A state officer, employee, agency, department, division, bureau, board, commission, council, authority, or other body in the executive branch of the state government
Freedom Of Information Act, Act 442 of 1976, Section 2(d)(i)

Your email messages are a ‘public record’:

“Public record” means a writing prepared, owned, used, in the possession of, or retained by a public body in the performance of an official function, from the time it is created. Section 2(e)

And consequently

a person has a right to inspect, copy, or receive copies of the requested public record of the public body.  Section 3(1)

Now, those of us who have been using email for a long time (I have some email records saved in files going back to the late nineteen eighties) have long said that emails are not private. In fact, there used to be a an aphorism that you shouldn’t put anything in an email you didn’t want to see on the front page of the New York Times. Or that you wouldn’t put on a postcard. The recent events simply illustrate this fact. Email is not secure, and it’s not private. If you want to communicate with someone privately, don’t use email.The technology is not secure, and, if you work for Wayne State, and use a Wayne State email account, you are not legally entitled to keep the messages private. (I should add that there are, in the FOIA law, exemptions for things that actually are private, such as personal communications, communications with your doctor and so on.)
Interestingly, in the case that started this debate, at the University of Wisconsin, the General Counsel of UW argued that political discussion with peers by faculty constituted privileged communications:

For an insightful discussion of all the issues, you can read my friend Tracy Mitrano’s blog on Inside Higher Ed:




Because it is quite irrelevant, I have not commented on any of the political issues touched on in this blog (for obvious reasons), but the facts are quite clear–your email belongs to the world.

It’s Ten PM, Researcher. Do you know where your data is?

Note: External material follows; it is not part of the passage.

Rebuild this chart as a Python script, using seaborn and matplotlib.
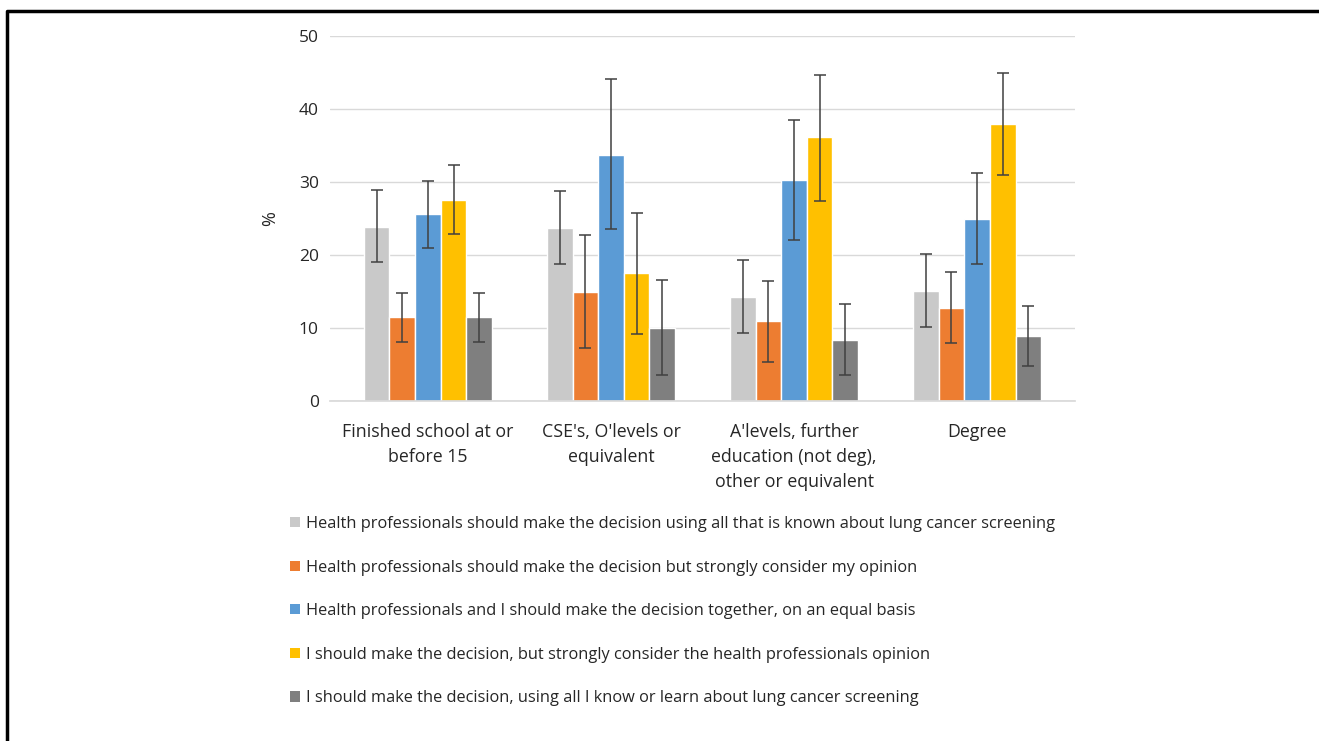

In a very scary story covered in the Chronicle of Higher Education last week a world-renowned cancer researcher was demoted from Full to Associate Professor by UNC Chapel Hill for failing to keep her servers patched.

Yes, you read that right.
I’ll summarize briefly here, but the full story can be found in these links:

Herald-Sun Article

Chronicle Article

Professor Yankaskas was running a large, NIH-funded research project on breast cancer, part of a national consortium. Apparently the server on which her data was stored was not properly patched (meaning the operating system hadn’t been kept up to date) and, as a result, it was hacked (electronically broken into). It’s not clear whether the data (which included names, addresses and social security numbers) was actually taken, but the University notified all the subjects in any case.
The exact details of what happened are a little unclear, but it seems that her techie assistant had not been doing his/her job properly, and the Provost held her responsible and tried to fire her. A faculty committee recommended a lesser punishment, which ended up being this demotion (with accompanying reduction in pay). She is fighting the decision.
Discussion on the web of whether she is being treated fairly is inconclusive, and we don’t know enough of the details to be able to tell exactly what happened when. But this should be a wake-up notice to everyone at Wayne (or anywhere else) who keeps sensitive research data on a computer. Do you know whether the machine is appropriately protected? Is its operating system up to date? Does it have a firewall enabled? Does it have Symantec Endpoint Protection installed (if it’s a Mac or Windows PC–see previous post)?
The take-away here is not that that administrators can be mean-spirited bullies (although some commenters seem to think so), or that faculty are goofy airheads who can’t be trusted to maintain their own machines (although different commenters are saying that). The main point is that we all need to take responsibility for ensuring the data we are collecting is properly secured, especially if it is sensitive data that we have promised HIC we will be careful with it.